Книги Классика Жозеф Кессель Лев страница 13

Изменить размер шрифта - +

В гостиной оказался старик африканец, хотя я не слышал ни малейшего шороха приближения, ни одного его шага. На нем были коричневые полотняные брюки и оборванная рубаха. О росте я не мог судить, потому что он согнулся в полупоклоне, словно переломленный на изуродованных бедрах.

Он произнес несколько слов на суахили и ушел.

— Кихоро, из племени вакамба, — сказала Сибилла тихим и усталым голосом. — Он долго был для моего мужа проводником и следопытом. Но теперь не может служить егерем в парке. Вы видели, как звери его изувечили. Вот он и заботится о Патриции. Очень ее любит. Он сказал, что отнес ей завтрак.

— А она сейчас где? — спросил я.

— Наверное, только проснулась, — сказала Сибилла.

— Но как же…

Я остановился вовремя, чтобы молодая хозяйка могла понять мое удивление по-своему:

— Конечно, уже не рано, — сказала она, — но Патриция так много бегает весь день. И ей хочется поспать.

Сибилла взглянула на меня сквозь темные очки и закончила:

— Впрочем, я схожу за Патрицией, чтобы вы могли рассказать о ней моей Лиз.

 

* * *

Я подошел к окну с той стороны, где ставни не были опущены, и раздвинул шторы. Окно выходило на большой внутренний двор. Вдоль стен бежала большая веранда, крытая соломой. Сибилла шла по ней, не обращая внимания на пламенеющие пестрые цветы, на водопады золота и лазури — африканские кустарники, занимавшие все четыре угла внутреннего двора. Но вместо того, чтобы сразу войти в комнату Патриции и несмотря на свое болезненное отвращение к яркому солнцу, молодая женщина направилась к центру двора, где ее ничто не защищало от ярости света и жары. Здесь она остановилась возле тоненьких грядок с нездешней почвой, явно привезенной издалека, орошаемых струйками воды, подведенной откуда-то извне: на грядках росли несчастные, хилые и бесцветные цинии, петунии и анютины глазки.

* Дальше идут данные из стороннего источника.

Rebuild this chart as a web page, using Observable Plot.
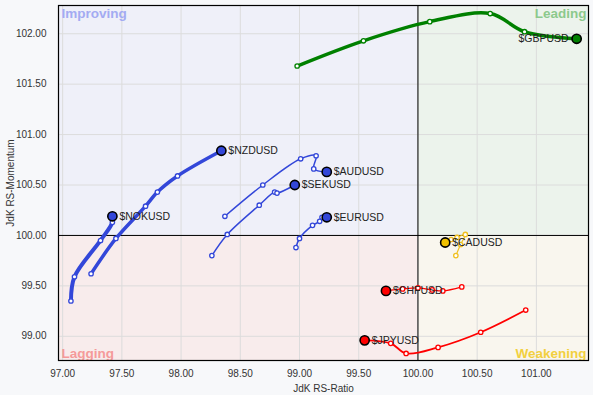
<!DOCTYPE html>
<html>
<head>
<meta charset="utf-8">
<script src="https://cdn.jsdelivr.net/npm/d3@7"></script>
<script src="https://cdn.jsdelivr.net/npm/@observablehq/plot@0.6"></script>
<style>
  html, body { margin: 0; padding: 0; background: #f7f8fa; }
  #chart { width: 593px; height: 395px; }
</style>
</head>
<body>
<div id="chart"></div>
<script>
// ---- data ----
const seriesNames = ["$GBPUSD", "$NZDUSD", "$NOKUSD", "$AUDUSD", "$SEKUSD", "$EURUSD", "$CADUSD", "$CHFUSD", "$JPYUSD"];
const seriesColors = ["#008000", "#3347d9", "#3347d9", "#3347d9", "#3347d9", "#3347d9", "#f0c020", "#ff0000", "#ff0000"];
const headColors  = ["#008000", "#3347d9", "#3347d9", "#3347d9", "#3347d9", "#3347d9", "#f0c000", "#ff0000", "#ff0000"];
const lineWidths  = [3.5, 3.5, 4, 1.5, 1.5, 1.5, 1.2, 1.2, 1.8];
const labelSide   = ["left", "right", "right", "right", "right", "right", "right", "right", "right"];

const gbpX = [98.98, 99.54, 100.10, 100.61, 100.90, 101.34];
const gbpY = [101.68, 101.93, 102.12, 102.20, 102.02, 101.95];
const nzdX = [97.24, 97.45, 97.70, 97.80, 97.97, 98.34];
const nzdY = [99.62, 99.97, 100.29, 100.43, 100.59, 100.84];
const nokX = [97.07, 97.10, 97.32, 97.42, 97.42];
const nokY = [99.35, 99.59, 99.95, 100.13, 100.19];
const audX = [98.37, 98.69, 99.01, 99.14, 99.12, 99.23];
const audY = [100.19, 100.50, 100.76, 100.79, 100.66, 100.63];
const sekX = [98.26, 98.39, 98.66, 98.79, 98.81, 98.96];
const sekY = [99.80, 100.01, 100.30, 100.43, 100.42, 100.50];
const eurX = [98.97, 99.00, 99.11, 99.17, 99.19, 99.23];
const eurY = [99.88, 99.97, 100.10, 100.14, 100.18, 100.18];
const cadX = [100.32, 100.36, 100.40, 100.33, 100.28, 100.23];
const cadY = [99.80, 99.91, 100.01, 99.98, 99.96, 99.93];
const chfX = [100.37, 100.21, 100.12, 100.00, 99.87, 99.73];
const chfY = [99.49, 99.45, 99.46, 99.48, 99.47, 99.45];
const jpyX = [100.91, 100.53, 100.17, 99.90, 99.77, 99.55];
const jpyY = [99.26, 99.04, 98.89, 98.83, 98.93, 98.96];

const xValues = [gbpX, nzdX, nokX, audX, sekX, eurX, cadX, chfX, jpyX];
const yValues = [gbpY, nzdY, nokY, audY, sekY, eurY, cadY, chfY, jpyY];

const xTicks = [97, 97.5, 98, 98.5, 99, 99.5, 100, 100.5, 101];
const yTicks = [99, 99.5, 100, 100.5, 101, 101.5, 102];
const xDomain = [96.965, 101.44];
const yDomain = [98.76, 102.28];
const center = 100;

const quadrantNames  = ["Improving", "Leading", "Lagging", "Weakening"];
const quadrantFills  = ["#eff0f9", "#ecf3ec", "#f8ecec", "#f9f6ee"];
const quadrantColors = ["#a3abf2", "#8cc98c", "#f59a9a", "#f2d040"];
const quadrantAnchors = ["top-left", "top-right", "bottom-left", "bottom-right"];

// ---- build tables ----
const quadrants = [
  {name: quadrantNames[0], x1: xDomain[0], x2: center, y1: center, y2: yDomain[1], fill: quadrantFills[0]},
  {name: quadrantNames[1], x1: center, x2: xDomain[1], y1: center, y2: yDomain[1], fill: quadrantFills[1]},
  {name: quadrantNames[2], x1: xDomain[0], x2: center, y1: yDomain[0], y2: center, fill: quadrantFills[2]},
  {name: quadrantNames[3], x1: center, x2: xDomain[1], y1: yDomain[0], y2: center, fill: quadrantFills[3]}
];

const marks = [
  Plot.rect(quadrants, {x1: "x1", x2: "x2", y1: "y1", y2: "y2", fill: "fill"}),
  Plot.gridX(xTicks, {stroke: "#dcdcdc", strokeOpacity: 1, strokeWidth: 1}),
  Plot.gridY(yTicks, {stroke: "#dcdcdc", strokeOpacity: 1, strokeWidth: 1}),
  Plot.ruleX([center], {stroke: "#000", strokeWidth: 1}),
  Plot.ruleY([center], {stroke: "#000", strokeWidth: 1}),
  Plot.axisX(xTicks, {tickSize: 0, tickPadding: 9, tickFormat: d3.format(".2f"), fontSize: 10, fill: "#333", label: null}),
  Plot.axisY(yTicks, {tickSize: 0, tickPadding: 12, tickFormat: d3.format(".2f"), fontSize: 10, fill: "#333", label: null}),
  Plot.text(["JdK RS-Ratio"], {frameAnchor: "bottom", dy: 28, fontSize: 10, fill: "#333", lineAnchor: "middle"}),
  Plot.text(["JdK RS-Momentum"], {frameAnchor: "left", dx: -48, rotate: -90, fontSize: 10, fill: "#333", textAnchor: "middle", lineAnchor: "middle"})
];

quadrantNames.forEach((q, i) => {
  const a = quadrantAnchors[i];
  const left = a.endsWith("left");
  const top = a.startsWith("top");
  marks.push(Plot.text([q], {
    frameAnchor: a, dx: left ? 3 : -2, dy: top ? 3 : -3,
    fontSize: 13.5, fontWeight: "bold", fill: quadrantColors[i],
    textAnchor: left ? "start" : "end", lineAnchor: top ? "top" : "bottom"
  }));
});

seriesNames.forEach((name, s) => {
  const rows = xValues[s].map((x, i) => ({name, x, y: yValues[s][i]}));
  const tail = rows.slice(0, -1);
  const head = rows.slice(-1);
  marks.push(Plot.line(rows, {x: "x", y: "y", stroke: seriesColors[s], strokeWidth: lineWidths[s], curve: "catmull-rom"}));
  marks.push(Plot.dot(tail, {x: "x", y: "y", r: 2.2, fill: "#fff", stroke: seriesColors[s], strokeWidth: 1.3}));
  marks.push(Plot.dot(head, {x: "x", y: "y", r: 4.6, fill: headColors[s], stroke: "#000", strokeWidth: 1.6}));
  const left = labelSide[s] === "left";
  marks.push(Plot.text(head, {x: "x", y: "y", text: "name", dx: left ? -8 : 7, textAnchor: left ? "end" : "start", fontSize: 10.5, fill: "#222"}));
});

marks.push(Plot.frame({stroke: "#000", strokeWidth: 1.2}));

const chart = Plot.plot({
  width: 593,
  height: 395,
  marginLeft: 58,
  marginRight: 5,
  marginTop: 5,
  marginBottom: 35,
  style: {background: "transparent", fontFamily: "'Liberation Sans', Arial, sans-serif", fontSize: "10px", color: "#333"},
  x: {domain: xDomain, label: null},
  y: {domain: yDomain, label: null},
  marks
});
document.getElementById("chart").appendChild(chart);
</script>
</body>
</html>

Сибилла наклонилась к этим европейским цветам, приподняла стебелек, поправила бутон. В движениях ее была не заботливость садовника, а какое-то молитвенное преклонение, какая-то мольба. Может быть, об избавлении от одиночества?

От этих мыслей меня оторвал шум подъехавшей автомашины, которая резко затормозила перед самым домом — с той стороны, где глухие шторы были опущены.

Скрежет шин на жесткой почве еще звучал за окном, когда водитель вбежал в гостиную. По-видимому, он не думал меня здесь встретить. Трудно было ожидать, учитывая его рост и вес, что он сможет так мгновенно погасить свой порыв. Но он сделал это легко и точно, — подобная мускульная координация встречается только у профессионалов — боксеров, танцовщиков или акробатов.

В руке он держал кибоко — длинный хлыст из кожи носорога.

— Приветствую вас в нашем доме, — проговорил он. Тон его рокочущего голоса был искренним и открытым. — Я Джон Буллит, директор заповедника.

Я хотел было представиться, но он меня прервал:

— Знаю, знаю… Ваше имя зарегистрировано в книге прибывших. А поскольку вы — наш единственный клиент… — Он не закончил фразу и спросил: — Виски?

Не ожидая ответа, Буллит бросил свой кибоко на стул и направился к маленькому буфету с напитками в глубине комнаты.

Поистине он был необычайно красив, в полном расцвете лет и сил. Очень высокий и длинноногий, с массивным костяком и плотной, мощной мускулатурой, которая хоть и казалась тяжеловесной, но нисколько не мешала быстроте и гибкости его движений. Упругая активная плоть была для него просто источником жизненной энергии, хранилищем его силы. И даже солнце, которое жарило и пережаривало его годами, сумело только придать его лицу цвет горелого дерева, но не проникло дальше поверхности.